▶ PROBLEM TO WORK ON
Will you write out all the entries below exactly?
═══ DATA LISTING ═══
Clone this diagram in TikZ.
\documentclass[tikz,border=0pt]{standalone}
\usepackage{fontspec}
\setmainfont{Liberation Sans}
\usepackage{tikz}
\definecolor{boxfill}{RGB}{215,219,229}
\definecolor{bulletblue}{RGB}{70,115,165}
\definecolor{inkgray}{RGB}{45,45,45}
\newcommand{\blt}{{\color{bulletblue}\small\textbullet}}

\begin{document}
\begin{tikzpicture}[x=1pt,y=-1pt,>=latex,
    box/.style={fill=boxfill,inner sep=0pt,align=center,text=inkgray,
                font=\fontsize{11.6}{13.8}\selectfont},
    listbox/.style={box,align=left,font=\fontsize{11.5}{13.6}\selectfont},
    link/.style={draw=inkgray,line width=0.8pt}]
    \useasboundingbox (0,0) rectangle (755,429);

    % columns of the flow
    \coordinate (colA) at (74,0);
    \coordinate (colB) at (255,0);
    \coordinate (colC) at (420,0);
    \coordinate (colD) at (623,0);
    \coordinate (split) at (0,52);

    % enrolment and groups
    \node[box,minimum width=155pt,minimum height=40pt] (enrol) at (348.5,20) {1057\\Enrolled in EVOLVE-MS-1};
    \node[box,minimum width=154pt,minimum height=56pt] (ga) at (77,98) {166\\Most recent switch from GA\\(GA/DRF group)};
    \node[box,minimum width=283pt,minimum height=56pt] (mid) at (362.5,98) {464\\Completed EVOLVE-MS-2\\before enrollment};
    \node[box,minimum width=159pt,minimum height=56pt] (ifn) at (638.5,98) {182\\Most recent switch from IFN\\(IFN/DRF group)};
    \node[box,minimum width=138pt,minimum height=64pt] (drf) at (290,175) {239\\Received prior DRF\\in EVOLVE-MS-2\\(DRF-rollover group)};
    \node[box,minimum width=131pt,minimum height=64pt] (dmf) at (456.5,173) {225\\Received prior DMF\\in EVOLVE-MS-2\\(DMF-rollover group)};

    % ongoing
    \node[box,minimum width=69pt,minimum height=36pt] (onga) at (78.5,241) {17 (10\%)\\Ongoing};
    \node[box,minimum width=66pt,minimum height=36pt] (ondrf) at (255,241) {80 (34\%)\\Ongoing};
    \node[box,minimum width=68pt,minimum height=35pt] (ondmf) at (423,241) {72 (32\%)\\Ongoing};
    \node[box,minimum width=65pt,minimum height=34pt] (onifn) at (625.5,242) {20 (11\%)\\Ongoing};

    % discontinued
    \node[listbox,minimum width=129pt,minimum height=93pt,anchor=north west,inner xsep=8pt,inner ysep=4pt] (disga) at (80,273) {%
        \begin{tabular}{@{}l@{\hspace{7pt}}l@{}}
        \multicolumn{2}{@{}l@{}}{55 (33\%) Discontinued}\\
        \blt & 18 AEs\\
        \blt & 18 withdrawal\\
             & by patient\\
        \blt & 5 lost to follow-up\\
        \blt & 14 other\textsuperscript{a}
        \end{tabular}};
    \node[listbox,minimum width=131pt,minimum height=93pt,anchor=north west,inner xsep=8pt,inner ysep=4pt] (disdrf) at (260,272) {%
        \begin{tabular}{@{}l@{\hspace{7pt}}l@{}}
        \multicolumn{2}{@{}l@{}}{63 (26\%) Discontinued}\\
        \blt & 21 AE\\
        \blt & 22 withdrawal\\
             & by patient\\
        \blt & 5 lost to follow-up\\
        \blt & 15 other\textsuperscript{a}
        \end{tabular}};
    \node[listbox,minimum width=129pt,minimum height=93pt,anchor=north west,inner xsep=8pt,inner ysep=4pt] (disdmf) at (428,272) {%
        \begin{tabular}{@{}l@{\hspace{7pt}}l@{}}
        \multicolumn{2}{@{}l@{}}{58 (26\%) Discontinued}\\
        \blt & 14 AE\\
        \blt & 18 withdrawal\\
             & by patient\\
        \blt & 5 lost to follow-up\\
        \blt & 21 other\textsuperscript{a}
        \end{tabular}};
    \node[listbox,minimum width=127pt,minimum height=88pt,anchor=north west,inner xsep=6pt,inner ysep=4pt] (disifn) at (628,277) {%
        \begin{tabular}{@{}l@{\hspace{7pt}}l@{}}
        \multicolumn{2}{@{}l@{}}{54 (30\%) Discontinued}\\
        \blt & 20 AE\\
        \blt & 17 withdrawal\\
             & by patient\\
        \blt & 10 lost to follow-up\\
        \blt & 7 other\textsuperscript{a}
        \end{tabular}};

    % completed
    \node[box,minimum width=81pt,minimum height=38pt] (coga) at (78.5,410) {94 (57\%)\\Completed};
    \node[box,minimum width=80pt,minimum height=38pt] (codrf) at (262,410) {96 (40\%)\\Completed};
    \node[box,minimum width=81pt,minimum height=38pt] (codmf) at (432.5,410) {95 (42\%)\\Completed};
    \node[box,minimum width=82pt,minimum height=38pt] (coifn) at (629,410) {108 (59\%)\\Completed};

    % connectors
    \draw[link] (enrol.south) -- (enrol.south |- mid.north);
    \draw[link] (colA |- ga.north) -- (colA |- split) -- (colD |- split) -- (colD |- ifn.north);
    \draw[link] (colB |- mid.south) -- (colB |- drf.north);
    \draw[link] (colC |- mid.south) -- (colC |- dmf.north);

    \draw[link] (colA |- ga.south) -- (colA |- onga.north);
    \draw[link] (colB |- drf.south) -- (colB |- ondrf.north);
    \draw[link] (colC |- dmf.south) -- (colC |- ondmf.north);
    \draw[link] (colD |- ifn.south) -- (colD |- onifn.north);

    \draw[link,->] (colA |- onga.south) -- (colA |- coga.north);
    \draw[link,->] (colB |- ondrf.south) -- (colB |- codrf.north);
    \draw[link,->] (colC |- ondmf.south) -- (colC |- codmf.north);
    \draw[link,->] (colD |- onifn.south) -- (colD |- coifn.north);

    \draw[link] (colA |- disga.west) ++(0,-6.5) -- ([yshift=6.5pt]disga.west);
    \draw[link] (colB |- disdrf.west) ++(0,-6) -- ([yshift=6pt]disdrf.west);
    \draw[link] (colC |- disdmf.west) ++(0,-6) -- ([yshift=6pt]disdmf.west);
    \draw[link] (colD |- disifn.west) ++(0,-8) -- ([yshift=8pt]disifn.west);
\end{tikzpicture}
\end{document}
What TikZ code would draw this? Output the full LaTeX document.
═══
▶ TASK RESPONSE
Clone this diagram in TikZ.
\documentclass[tikz,border=0pt]{standalone}
\usepackage{fontspec}
\setmainfont{Liberation Sans}
\usepackage{tikz}
\definecolor{boxfill}{RGB}{215,219,229}
\definecolor{bulletblue}{RGB}{70,115,165}
\definecolor{inkgray}{RGB}{45,45,45}
\newcommand{\blt}{{\color{bulletblue}\small\textbullet}}

\begin{document}
\begin{tikzpicture}[x=1pt,y=-1pt,>=latex,
    box/.style={fill=boxfill,inner sep=0pt,align=center,text=inkgray,
                font=\fontsize{11.6}{13.8}\selectfont},
    listbox/.style={box,align=left,font=\fontsize{11.5}{13.6}\selectfont},
    link/.style={draw=inkgray,line width=0.8pt}]
    \useasboundingbox (0,0) rectangle (755,429);

    % columns of the flow
    \coordinate (colA) at (74,0);
    \coordinate (colB) at (255,0);
    \coordinate (colC) at (420,0);
    \coordinate (colD) at (623,0);
    \coordinate (split) at (0,52);

    % enrolment and groups
    \node[box,minimum width=155pt,minimum height=40pt] (enrol) at (348.5,20) {1057\\Enrolled in EVOLVE-MS-1};
    \node[box,minimum width=154pt,minimum height=56pt] (ga) at (77,98) {166\\Most recent switch from GA\\(GA/DRF group)};
    \node[box,minimum width=283pt,minimum height=56pt] (mid) at (362.5,98) {464\\Completed EVOLVE-MS-2\\before enrollment};
    \node[box,minimum width=159pt,minimum height=56pt] (ifn) at (638.5,98) {182\\Most recent switch from IFN\\(IFN/DRF group)};
    \node[box,minimum width=138pt,minimum height=64pt] (drf) at (290,175) {239\\Received prior DRF\\in EVOLVE-MS-2\\(DRF-rollover group)};
    \node[box,minimum width=131pt,minimum height=64pt] (dmf) at (456.5,173) {225\\Received prior DMF\\in EVOLVE-MS-2\\(DMF-rollover group)};

    % ongoing
    \node[box,minimum width=69pt,minimum height=36pt] (onga) at (78.5,241) {17 (10\%)\\Ongoing};
    \node[box,minimum width=66pt,minimum height=36pt] (ondrf) at (255,241) {80 (34\%)\\Ongoing};
    \node[box,minimum width=68pt,minimum height=35pt] (ondmf) at (423,241) {72 (32\%)\\Ongoing};
    \node[box,minimum width=65pt,minimum height=34pt] (onifn) at (625.5,242) {20 (11\%)\\Ongoing};

    % discontinued
    \node[listbox,minimum width=129pt,minimum height=93pt,anchor=north west,inner xsep=8pt,inner ysep=4pt] (disga) at (80,273) {%
        \begin{tabular}{@{}l@{\hspace{7pt}}l@{}}
        \multicolumn{2}{@{}l@{}}{55 (33\%) Discontinued}\\
        \blt & 18 AEs\\
        \blt & 18 withdrawal\\
             & by patient\\
        \blt & 5 lost to follow-up\\
        \blt & 14 other\textsuperscript{a}
        \end{tabular}};
    \node[listbox,minimum width=131pt,minimum height=93pt,anchor=north west,inner xsep=8pt,inner ysep=4pt] (disdrf) at (260,272) {%
        \begin{tabular}{@{}l@{\hspace{7pt}}l@{}}
        \multicolumn{2}{@{}l@{}}{63 (26\%) Discontinued}\\
        \blt & 21 AE\\
        \blt & 22 withdrawal\\
             & by patient\\
        \blt & 5 lost to follow-up\\
        \blt & 15 other\textsuperscript{a}
        \end{tabular}};
    \node[listbox,minimum width=129pt,minimum height=93pt,anchor=north west,inner xsep=8pt,inner ysep=4pt] (disdmf) at (428,272) {%
        \begin{tabular}{@{}l@{\hspace{7pt}}l@{}}
        \multicolumn{2}{@{}l@{}}{58 (26\%) Discontinued}\\
        \blt & 14 AE\\
        \blt & 18 withdrawal\\
             & by patient\\
        \blt & 5 lost to follow-up\\
        \blt & 21 other\textsuperscript{a}
        \end{tabular}};
    \node[listbox,minimum width=127pt,minimum height=88pt,anchor=north west,inner xsep=6pt,inner ysep=4pt] (disifn) at (628,277) {%
        \begin{tabular}{@{}l@{\hspace{7pt}}l@{}}
        \multicolumn{2}{@{}l@{}}{54 (30\%) Discontinued}\\
        \blt & 20 AE\\
        \blt & 17 withdrawal\\
             & by patient\\
        \blt & 10 lost to follow-up\\
        \blt & 7 other\textsuperscript{a}
        \end{tabular}};

    % completed
    \node[box,minimum width=81pt,minimum height=38pt] (coga) at (78.5,410) {94 (57\%)\\Completed};
    \node[box,minimum width=80pt,minimum height=38pt] (codrf) at (262,410) {96 (40\%)\\Completed};
    \node[box,minimum width=81pt,minimum height=38pt] (codmf) at (432.5,410) {95 (42\%)\\Completed};
    \node[box,minimum width=82pt,minimum height=38pt] (coifn) at (629,410) {108 (59\%)\\Completed};

    % connectors
    \draw[link] (enrol.south) -- (enrol.south |- mid.north);
    \draw[link] (colA |- ga.north) -- (colA |- split) -- (colD |- split) -- (colD |- ifn.north);
    \draw[link] (colB |- mid.south) -- (colB |- drf.north);
    \draw[link] (colC |- mid.south) -- (colC |- dmf.north);

    \draw[link] (colA |- ga.south) -- (colA |- onga.north);
    \draw[link] (colB |- drf.south) -- (colB |- ondrf.north);
    \draw[link] (colC |- dmf.south) -- (colC |- ondmf.north);
    \draw[link] (colD |- ifn.south) -- (colD |- onifn.north);

    \draw[link,->] (colA |- onga.south) -- (colA |- coga.north);
    \draw[link,->] (colB |- ondrf.south) -- (colB |- codrf.north);
    \draw[link,->] (colC |- ondmf.south) -- (colC |- codmf.north);
    \draw[link,->] (colD |- onifn.south) -- (colD |- coifn.north);

    \draw[link] (colA |- disga.west) ++(0,-6.5) -- ([yshift=6.5pt]disga.west);
    \draw[link] (colB |- disdrf.west) ++(0,-6) -- ([yshift=6pt]disdrf.west);
    \draw[link] (colC |- disdmf.west) ++(0,-6) -- ([yshift=6pt]disdmf.west);
    \draw[link] (colD |- disifn.west) ++(0,-8) -- ([yshift=8pt]disifn.west);
\end{tikzpicture}
\end{document}
What TikZ code would draw this? Output the full LaTeX document.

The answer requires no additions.